╭─ INFORMATION SHOWN

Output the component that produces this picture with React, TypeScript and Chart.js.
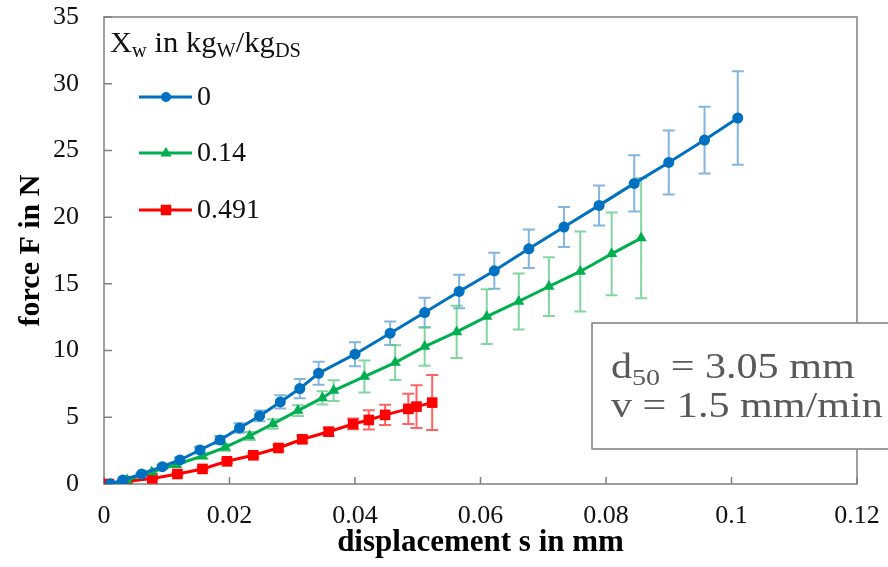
import { useEffect, useRef } from 'react';
import { Chart, registerables } from 'chart.js';

Chart.register(...registerables);

const seriesLabels = ['0', '0.14', '0.491'];

const xBlue = [0.0010, 0.0030, 0.0060, 0.0093, 0.0121, 0.0153, 0.0185, 0.0216, 0.0248, 0.0281, 0.0312, 0.0342, 0.0400, 0.0456, 0.0511, 0.0566, 0.0622, 0.0677, 0.0733, 0.0789, 0.0845, 0.0900, 0.0957, 0.1010];
const yBlue = [0.0, 0.3, 0.75, 1.3, 1.8, 2.55, 3.3, 4.2, 5.1, 6.15, 7.15, 8.3, 9.73, 11.3, 12.85, 14.43, 15.98, 17.63, 19.26, 20.88, 22.53, 24.1, 25.78, 27.43];
const eBlue = [0, 0.05, 0.1, 0.15, 0.2, 0.25, 0.3, 0.35, 0.4, 0.5, 0.72, 0.86, 0.9, 0.88, 1.1, 1.26, 1.35, 1.44, 1.5, 1.5, 2.1, 2.4, 2.5, 3.5];

const xGreen = [0.0010, 0.0037, 0.0076, 0.0115, 0.0157, 0.0193, 0.0232, 0.0269, 0.0309, 0.0348, 0.0366, 0.0415, 0.0464, 0.0511, 0.0562, 0.0610, 0.0661, 0.0709, 0.0759, 0.0809, 0.0856];
const yGreen = [0.0, 0.3, 0.9, 1.45, 2.1, 2.75, 3.6, 4.5, 5.5, 6.45, 7.0, 8.05, 9.1, 10.3, 11.4, 12.55, 13.68, 14.8, 15.93, 17.25, 18.43];
const eGreen = [0, 0.05, 0.1, 0.15, 0.2, 0.25, 0.3, 0.35, 0.4, 0.5, 0.78, 1.2, 1.3, 1.43, 1.96, 2.05, 2.1, 2.2, 3.0, 3.1, 4.5];

const xRed = [0.0008, 0.0037, 0.0077, 0.0117, 0.0157, 0.0196, 0.0238, 0.0278, 0.0316, 0.0358, 0.0397, 0.0422, 0.0448, 0.0485, 0.0498, 0.0523];
const yRed = [0.0, 0.2, 0.42, 0.75, 1.13, 1.7, 2.15, 2.7, 3.35, 3.92, 4.5, 4.8, 5.18, 5.63, 5.8, 6.1];
const eRed = [0, 0.05, 0.05, 0.1, 0.1, 0.15, 0.15, 0.2, 0.25, 0.3, 0.4, 0.72, 0.76, 1.13, 1.6, 2.06];

const xTickValues = [0, 0.02, 0.04, 0.06, 0.08, 0.1, 0.12];
const xTickLabels = ['0', '0.02', '0.04', '0.06', '0.08', '0.1', '0.12'];
const yTickValues = [0, 5, 10, 15, 20, 25, 30, 35];
const yTickLabels = ['0', '5', '10', '15', '20', '25', '30', '35'];

const SERIF = 'Liberation Serif';

function toPoints(xs: number[], ys: number[]) {
  return xs.map((x, i) => ({ x, y: ys[i] }));
}

function drawMarker(ctx: CanvasRenderingContext2D, style: string, x: number, y: number, r: number, color: string) {
  ctx.save();
  ctx.fillStyle = color;
  ctx.beginPath();
  if (style === 'circle') {
    ctx.arc(x, y, r, 0, Math.PI * 2);
  } else if (style === 'triangle') {
    ctx.moveTo(x, y - r);
    ctx.lineTo(x + r * 0.95, y + r * 0.6);
    ctx.lineTo(x - r * 0.95, y + r * 0.6);
    ctx.closePath();
  } else {
    ctx.rect(x - r * 0.75, y - r * 0.75, r * 1.5, r * 1.5);
  }
  ctx.fill();
  ctx.restore();
}

function drawRuns(ctx: CanvasRenderingContext2D, x: number, y: number, runs: { t: string; size: number; dy: number }[], color: string, scaleX = 1) {
  let cx = 0;
  ctx.save();
  ctx.translate(x, y);
  ctx.scale(scaleX, 1);
  ctx.fillStyle = color;
  ctx.textBaseline = 'alphabetic';
  ctx.textAlign = 'left';
  for (const r of runs) {
    ctx.font = `${r.size}px "${SERIF}"`;
    ctx.fillText(r.t, cx, r.dy);
    cx += ctx.measureText(r.t).width;
  }
  ctx.restore();
}

const customPlugin = {
  id: 'customDecor',
  beforeDatasetsDraw(chart: any) {
    const { ctx, chartArea } = chart;
    const xs = chart.scales.x;
    const ys = chart.scales.y;
    ctx.save();
    ctx.strokeStyle = '#808080';
    ctx.lineWidth = 1.5;
    ctx.strokeRect(chartArea.left, chartArea.top, chartArea.right - chartArea.left, chartArea.bottom - chartArea.top);
    ctx.beginPath();
    xTickValues.forEach((v) => {
      const px = xs.getPixelForValue(v);
      ctx.moveTo(px, chartArea.bottom);
      ctx.lineTo(px, chartArea.bottom - 7);
    });
    yTickValues.forEach((v) => {
      const py = ys.getPixelForValue(v);
      ctx.moveTo(chartArea.left, py);
      ctx.lineTo(chartArea.left + 8, py);
    });
    ctx.stroke();
    ctx.restore();

    chart.data.datasets.forEach((ds: any) => {
      ctx.save();
      ctx.strokeStyle = ds.errorColor;
      ctx.lineWidth = 2;
      ctx.beginPath();
      ds.data.forEach((p: any, i: number) => {
        const e = ds.errors[i];
        if (!e) return;
        const px = xs.getPixelForValue(p.x);
        const top = ys.getPixelForValue(p.y + e);
        const bot = ys.getPixelForValue(p.y - e);
        ctx.moveTo(px, top);
        ctx.lineTo(px, bot);
        ctx.moveTo(px - 6, top);
        ctx.lineTo(px + 6, top);
        ctx.moveTo(px - 6, bot);
        ctx.lineTo(px + 6, bot);
      });
      ctx.stroke();
      ctx.restore();
    });
  },
  afterDraw(chart: any) {
    const { ctx, chartArea } = chart;
    const L = chartArea.left;
    const T = chartArea.top;
    drawRuns(ctx, L + 6, T + 35, [
      { t: 'X', size: 30, dy: 0 },
      { t: 'w', size: 20, dy: 5 },
      { t: ' in kg', size: 30, dy: 0 },
      { t: 'W', size: 20, dy: 5 },
      { t: '/kg', size: 30, dy: 0 },
      { t: 'DS', size: 20, dy: 5 },
    ], '#111', 1.02);
    const rows = [T + 80, T + 136, T + 193];
    chart.data.datasets.forEach((ds: any, i: number) => {
      const y = rows[i];
      ctx.save();
      ctx.strokeStyle = ds.borderColor;
      ctx.lineWidth = 3;
      ctx.beginPath();
      ctx.moveTo(L + 35, y);
      ctx.lineTo(L + 88, y);
      ctx.stroke();
      ctx.restore();
      drawMarker(ctx, ds.pointStyle, L + 62, y, ds.pointStyle === 'rect' ? 7 : ds.pointStyle === 'triangle' ? 6 : 5, ds.borderColor);
      ctx.save();
      ctx.fillStyle = '#111';
      ctx.font = `28px "${SERIF}"`;
      ctx.textBaseline = 'middle';
      ctx.textAlign = 'left';
      ctx.fillText(seriesLabels[i], L + 93, y + 1);
      ctx.restore();
    });
    ctx.save();
    ctx.fillStyle = '#ffffff';
    ctx.strokeStyle = '#7f7f7f';
    ctx.lineWidth = 1.5;
    ctx.fillRect(592, 323, 320, 126);
    ctx.strokeRect(592, 323, 320, 126);
    ctx.restore();
    drawRuns(ctx, 611, 378, [
      { t: 'd', size: 36, dy: 0 },
      { t: '50', size: 24, dy: 7 },
      { t: ' = 3.05 mm', size: 36, dy: 0 },
    ], '#595959', 1.17);
    drawRuns(ctx, 611, 417, [{ t: 'v = 1.5 mm/min', size: 36, dy: 0 }], '#595959', 1.17);
  },
};

export default function App() {
  const canvasRef = useRef<HTMLCanvasElement | null>(null);

  useEffect(() => {
    if (!canvasRef.current) return;
    const chart = new Chart(canvasRef.current, {
      type: 'line',
      data: {
        datasets: [
          {
            label: seriesLabels[0],
            data: toPoints(xBlue, yBlue),
            borderColor: '#0070C0',
            backgroundColor: '#0070C0',
            borderWidth: 3,
            pointStyle: 'circle',
            pointRadius: 5.5,
            pointBorderWidth: 0,
            tension: 0,
            errors: eBlue,
            errorColor: 'rgba(91,155,213,0.75)',
          } as any,
          {
            label: seriesLabels[1],
            data: toPoints(xGreen, yGreen),
            borderColor: '#00B050',
            backgroundColor: '#00B050',
            borderWidth: 3,
            pointStyle: 'triangle',
            pointRadius: 6.5,
            pointBorderWidth: 0,
            tension: 0,
            errors: eGreen,
            errorColor: 'rgba(90,200,130,0.75)',
          } as any,
          {
            label: seriesLabels[2],
            data: toPoints(xRed, yRed),
            borderColor: '#FF0000',
            backgroundColor: '#FF0000',
            borderWidth: 3,
            pointStyle: 'rect',
            pointRadius: 7.5,
            pointBorderWidth: 0,
            tension: 0,
            errors: eRed,
            errorColor: 'rgba(255,60,60,0.8)',
          } as any,
        ],
      },
      options: {
        responsive: false,
        animation: false,
        layout: { autoPadding: false, padding: { left: 0, right: 31, top: 17, bottom: 0 } },
        plugins: {
          legend: { display: false },
          tooltip: { enabled: false },
        },
        scales: {
          x: {
            type: 'linear',
            min: 0,
            max: 0.12,
            afterBuildTicks: (s: any) => {
              s.ticks = xTickValues.map((v) => ({ value: v }));
            },
            afterFit: (s: any) => {
              s.height = 83;
            },
            ticks: {
              callback: (_v: any, i: number) => xTickLabels[i],
              font: { family: SERIF, size: 26 },
              color: '#111',
              padding: 0,
              maxRotation: 0,
              autoSkip: false,
            },
            grid: { display: false, drawTicks: true, tickLength: 17 },
            border: { display: false },
            title: {
              display: true,
              text: 'displacement s in mm',
              font: { family: SERIF, size: 31, weight: 'bold' },
              color: '#000',
              padding: { top: 0, bottom: 5 },
            },
          },
          y: {
            type: 'linear',
            min: 0,
            max: 35,
            afterBuildTicks: (s: any) => {
              s.ticks = yTickValues.map((v) => ({ value: v }));
            },
            afterFit: (s: any) => {
              s.width = 104;
            },
            ticks: {
              callback: (_v: any, i: number) => yTickLabels[i],
              font: { family: SERIF, size: 26 },
              color: '#111',
              padding: 0,
              autoSkip: false,
            },
            grid: { display: false, drawTicks: true, tickLength: 25 },
            border: { display: false },
            title: {
              display: true,
              text: 'force F in N',
              font: { family: SERIF, size: 30, weight: 'bold' },
              color: '#000',
              padding: { top: 13, bottom: 0 },
            },
          },
        },
      } as any,
      plugins: [customPlugin as any],
    });
    return () => chart.destroy();
  }, []);

  return (
    <div style={{ position: 'fixed', left: 0, top: 0, width: 888, height: 567, background: '#fff' }}>
      <canvas ref={canvasRef} width={888} height={567} style={{ display: 'block', width: 888, height: 567 }} />
    </div>
  );
}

╰─

(DIRECTION):
Set the lines above down again, word for word, from the first through the one containing "1.13, 1.6, 2.06];"; pictures excluded.

(SOLVED PROBLEM):
Output the component that produces this picture with React, TypeScript and Chart.js.
import { useEffect, useRef } from 'react';
import { Chart, registerables } from 'chart.js';

Chart.register(...registerables);

const seriesLabels = ['0', '0.14', '0.491'];

const xBlue = [0.0010, 0.0030, 0.0060, 0.0093, 0.0121, 0.0153, 0.0185, 0.0216, 0.0248, 0.0281, 0.0312, 0.0342, 0.0400, 0.0456, 0.0511, 0.0566, 0.0622, 0.0677, 0.0733, 0.0789, 0.0845, 0.0900, 0.0957, 0.1010];
const yBlue = [0.0, 0.3, 0.75, 1.3, 1.8, 2.55, 3.3, 4.2, 5.1, 6.15, 7.15, 8.3, 9.73, 11.3, 12.85, 14.43, 15.98, 17.63, 19.26, 20.88, 22.53, 24.1, 25.78, 27.43];
const eBlue = [0, 0.05, 0.1, 0.15, 0.2, 0.25, 0.3, 0.35, 0.4, 0.5, 0.72, 0.86, 0.9, 0.88, 1.1, 1.26, 1.35, 1.44, 1.5, 1.5, 2.1, 2.4, 2.5, 3.5];

const xGreen = [0.0010, 0.0037, 0.0076, 0.0115, 0.0157, 0.0193, 0.0232, 0.0269, 0.0309, 0.0348, 0.0366, 0.0415, 0.0464, 0.0511, 0.0562, 0.0610, 0.0661, 0.0709, 0.0759, 0.0809, 0.0856];
const yGreen = [0.0, 0.3, 0.9, 1.45, 2.1, 2.75, 3.6, 4.5, 5.5, 6.45, 7.0, 8.05, 9.1, 10.3, 11.4, 12.55, 13.68, 14.8, 15.93, 17.25, 18.43];
const eGreen = [0, 0.05, 0.1, 0.15, 0.2, 0.25, 0.3, 0.35, 0.4, 0.5, 0.78, 1.2, 1.3, 1.43, 1.96, 2.05, 2.1, 2.2, 3.0, 3.1, 4.5];

const xRed = [0.0008, 0.0037, 0.0077, 0.0117, 0.0157, 0.0196, 0.0238, 0.0278, 0.0316, 0.0358, 0.0397, 0.0422, 0.0448, 0.0485, 0.0498, 0.0523];
const yRed = [0.0, 0.2, 0.42, 0.75, 1.13, 1.7, 2.15, 2.7, 3.35, 3.92, 4.5, 4.8, 5.18, 5.63, 5.8, 6.1];
const eRed = [0, 0.05, 0.05, 0.1, 0.1, 0.15, 0.15, 0.2, 0.25, 0.3, 0.4, 0.72, 0.76, 1.13, 1.6, 2.06];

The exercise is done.